Much of the time not much happens; poolers often spend hours waiting in “holds” for the president to speak or show up at an event. But when he does, speed is a necessity: print poolers usually file multiple times per day, sometimes seconds after the president speaks. Sharp elbows help, too. Poolers have to negotiate tight spaces with one another, avoiding boom mics and cameras. “It’s not a lot of fun,” National Journal reporter George Condon told me on Tuesday. “You’re not in the pool to be a tourist.” (Condon, a former WHCA president, is working on a book about the history of the organization.)
Getting the hang of pool duty can take some time; new reporters often work their way up through a farm system of sorts, starting in a “supplemental” pool that follows the first lady, second lady, or vice president before being ready for presidential duty.
The rules of pool coverage are relatively simple: report what you see and hear, get the quotes right, and don’t hold anything back. It’s considered bad form for a pool reporter to withhold information from the group for use in his or her own story (reporters still have to do their day jobs while on pool duty). But such hoarding is rare. During his tenure as WHCA president, Condon recalled only one occasion when he had to warn a pool reporter for failing to share information.

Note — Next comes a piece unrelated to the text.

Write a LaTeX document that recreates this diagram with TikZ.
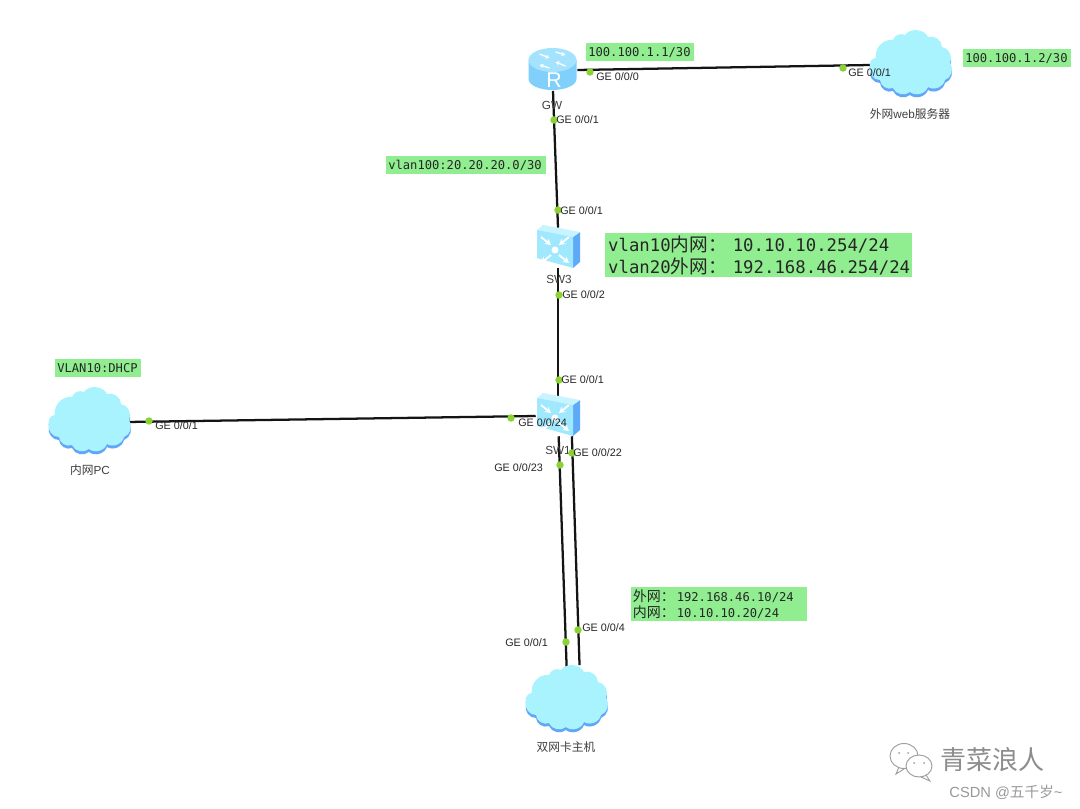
\documentclass[tikz,border=0pt]{standalone}
\usepackage{fontspec}
\setmainfont{Liberation Sans}
\setmonofont{DejaVu Sans Mono}
\newfontfamily\cjk{Noto Sans CJK SC}
\usetikzlibrary{arrows.meta}
\definecolor{lbl}{HTML}{90EE90}
\definecolor{cloudtop}{HTML}{A9F3FF}
\definecolor{cloudbot}{HTML}{62A6F8}
\definecolor{swfront}{HTML}{9FE8FD}
\definecolor{swtop}{HTML}{C8F4FF}
\definecolor{swside}{HTML}{5FAAF8}
\definecolor{rtbody}{HTML}{80D0FB}
\definecolor{rttop}{HTML}{A4E3FD}
\definecolor{dot}{HTML}{8CD235}
\newcommand{\cloudshape}[3]{%
  \begin{scope}[shift={(#1,#2)}]
  \fill[#3] (-35,-7) to[bend left=55] (-18,-25) to[bend left=50] (-6,-30)
    to[bend left=60] (17,-28) to[bend left=55] (31,-18) to[bend left=55] (39,-2)
    to[bend left=55] (34,15) to[bend left=55] (17,22) to[bend left=55] (-1,27)
    to[bend left=55] (-18,23) to[bend left=55] (-31,15) to[bend left=55] (-41,2)
    to[bend left=55] cycle;
  \end{scope}}
\newcommand{\cloudicon}[2]{%
  \cloudshape{#1}{#2+3}{cloudbot}%
  \cloudshape{#1}{#2}{cloudtop}}
\newcommand{\swarrows}[2]{%
  \begin{scope}[shift={(#1,#2)},white,line width=1.4pt,-{Stealth[length=4.5pt,width=5pt]}]
    \draw (-14,-13) -- (-4,-5);
    \draw (14,-13) -- (4,-5);
    \draw (-4,5) -- (-14,13);
    \draw (4,5) -- (14,13);
    \fill[white] (0,0) circle[radius=3.5];
  \end{scope}}
\newcommand{\swicon}[2]{%
  \begin{scope}[shift={(#1,#2)}]
    \fill[swside] (15,-11) -- (22,-16) -- (22,14) -- (15,20) -- cycle;
    \fill[swtop] (-21,-18) -- (-15,-23) -- (22,-16) -- (15,-11) -- cycle;
    \fill[swfront] (-21,-18) -- (15,-11) -- (15,20) -- (-21,10) -- cycle;
  \end{scope}}
\tikzset{
  x=0.75pt,y=-0.75pt,
  link/.style={line width=1.7pt,black!92},
  port/.style={circle,fill=dot,inner sep=0pt,minimum size=5.6pt},
  portlabel/.style={font=\fontsize{8.1}{9}\selectfont,text=black!85,inner sep=0pt,anchor=west},
  devlabel/.style={font=\fontsize{8.8}{10}\selectfont,text=black!75,inner sep=0pt},
  note/.style={fill=lbl,text=black!85,inner sep=0pt,anchor=north west,align=left},
  smallnote/.style={note,font=\ttfamily\fontsize{9.1}{10}\selectfont},
}
\newcommand{\bigcjk}[1]{{\fontsize{14}{16}\selectfont\cjk #1}\hspace{4.5pt}}
\newcommand{\smallcjk}[1]{{\fontsize{10.5}{12}\selectfont\cjk #1}\hspace{1.5pt}}
\begin{document}
\begin{tikzpicture}
\useasboundingbox (0,0) rectangle (1080,809);
\fill[white] (0,0) rectangle (1080,809);
% anchors
\node[inner sep=0pt,minimum width=36pt,minimum height=31pt] (GW) at (553,70) {};
\node[inner sep=0pt,minimum width=33pt,minimum height=30pt] (SW3) at (558,248) {};
\node[inner sep=0pt,minimum width=33pt,minimum height=30pt] (SW1) at (558,416) {};
\node[inner sep=0pt,minimum width=60pt,minimum height=50pt] (web) at (911,65) {};
\node[inner sep=0pt,minimum width=55pt,minimum height=50pt] (pc) at (90,422) {};
\node[inner sep=0pt,minimum width=60pt,minimum height=50pt] (host) at (567,700) {};
% connectors
\draw[link] (GW.east) -- (web.west);
\draw[link] (GW.south) -- (SW3.north);
\draw[link] (SW3.south) -- (SW1.north);
\draw[link] (pc.east) -- (SW1.west);
\draw[link] ([xshift=0.5pt]SW1.south) -- ([xshift=-0.2pt,yshift=-3pt]host.north);
\draw[link] ([xshift=10.4pt]SW1.south) -- ([xshift=9.4pt,yshift=1pt]host.north);
% icons
\fill[rtbody] (528.5,60) -- (528.5,79) arc[start angle=180,end angle=0,x radius=24,y radius=11] -- (576.5,60) -- cycle;
\fill[rttop] (552.5,60) ellipse[x radius=24,y radius=12];
\begin{scope}[shift={(552.5,60)},white,line width=1pt,-{Stealth[length=3pt,width=3.5pt]}]
  \draw (-13,-6) -- (-3,-2);
  \draw (3,-8) -- (13,-5);
  \draw (13,6) -- (3,2);
  \draw (-3,8) -- (-13,5);
\end{scope}
\node[text=white,font=\fontsize{16}{16}\selectfont,inner sep=0pt] (Rmark) at (554,80) {R};
\swicon{558}{248}\swarrows{555}{250}
\swicon{558}{416}\swarrows{555}{418}
\cloudicon{911}{65}
\cloudicon{90}{422}
\cloudicon{567}{700}
% device names
\node[devlabel] (lGW) at (552,105) {GW};
\node[devlabel] (lSW3) at (559,279) {SW3};
\node[devlabel] (lSW1) at (558,450) {SW1};
\node[devlabel] (lweb) at (910,114) {\cjk 外网\rmfamily web\cjk 服务器};
\node[devlabel] (lpc) at (90,470) {\cjk 内网\rmfamily PC};
\node[devlabel] (lhost) at (566,747) {\cjk 双网卡主机};
% ports
\node[port] (p1) at (590,72) {};
\node[port] (p2) at (843,68) {};
\node[port] (p3) at (554,120) {};
\node[port] (p4) at (558,210) {};
\node[port] (p5) at (559,295) {};
\node[port] (p6) at (559,380) {};
\node[port] (p7) at (149,421) {};
\node[port] (p8) at (511,418) {};
\node[port] (p9) at (560,465) {};
\node[port] (p10) at (572,453) {};
\node[port] (p11) at (566,642) {};
\node[port] (p12) at (578,630) {};
\node[portlabel] at (596,77) {GE 0/0/0};
\node[portlabel] at (848,73) {GE 0/0/1};
\node[portlabel] at (556,120) {GE 0/0/1};
\node[portlabel] at (560,211) {GE 0/0/1};
\node[portlabel] at (562,295) {GE 0/0/2};
\node[portlabel] at (561,380) {GE 0/0/1};
\node[portlabel] at (155,426) {GE 0/0/1};
\node[portlabel] at (518,423) {GE 0/0/24};
\node[portlabel] at (494,468) {GE 0/0/23};
\node[portlabel] at (573,453) {GE 0/0/22};
\node[portlabel] at (505,643) {GE 0/0/1};
\node[portlabel] at (582,628) {GE 0/0/4};
% notes
\node[smallnote,minimum width=81pt,minimum height=13.5pt,text width=81pt] (n1) at (586,43) {\,100.100.1.1/30};
\node[smallnote,minimum width=81pt,minimum height=13.5pt,text width=81pt] (n2) at (963,49) {\,100.100.1.2/30};
\node[smallnote,minimum width=120pt,minimum height=13pt,text width=120pt] (n3) at (386,156) {\,vlan100:20.20.20.0/30};
\node[smallnote,minimum width=64pt,minimum height=13pt,text width=64pt] (n4) at (55,359) {\,VLAN10:DHCP};
\node[note,font=\ttfamily\fontsize{13}{16.3}\selectfont,minimum width=230pt,minimum height=33pt,text width=230pt] (n5) at (605,233) {\,vlan10\bigcjk{内网：}10.10.10.254/24\\\,vlan20\bigcjk{外网：}192.168.46.254/24};
\node[note,font=\ttfamily\fontsize{9.1}{12}\selectfont,minimum width=132pt,minimum height=25pt,text width=132pt] (n6) at (630.5,587) {\,\smallcjk{外网：}192.168.46.10/24\\\,\smallcjk{内网：}10.10.10.20/24};
% watermark
\begin{scope}[black!38,line width=0.7pt]
  \draw (904,756) ellipse[x radius=14,y radius=12.5];
  \draw (899,767) -- (896,774) -- (904,769);
  \draw[fill=white] (919,766) ellipse[x radius=13,y radius=11];
  \draw (926,775) -- (930,781) -- (921,777);
  \fill (899,753) circle[radius=1];
  \fill (908,753) circle[radius=1];
  \fill (914,763) circle[radius=1];
  \fill (924,763) circle[radius=1];
\end{scope}
\node[inner sep=0pt,text=black!45,font=\cjk\fontsize{19.5}{20}\selectfont] (wm) at (992,760) {青菜浪人};
\node[inner sep=0pt,text=black!40,font=\fontsize{11}{12}\selectfont] (csdn) at (1006,792) {CSDN @{\cjk 五千岁}\textasciitilde};
\end{tikzpicture}
\end{document}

Participating in the travel pool can also be an expensive undertaking. Pool reporters (or rather their employers) pay for their own airfare (at Air Force One rates), hotels (wherever the president stays), ground transportation, and food. The costs for even a modest domestic trip can easily approach five figures; a multi-destination presidential trip abroad can cost many times that.
At a time when even the largest news organizations are paring staff and cutting expenses, some White House reporters are skeptical that many of the small, right-wing news outlets friendly to President Trump are willing to bear the cost and commitment that pool duty entails.
So—everyone in the pool? The White House may think it’s a way to expand the field. The practical realities may work against it.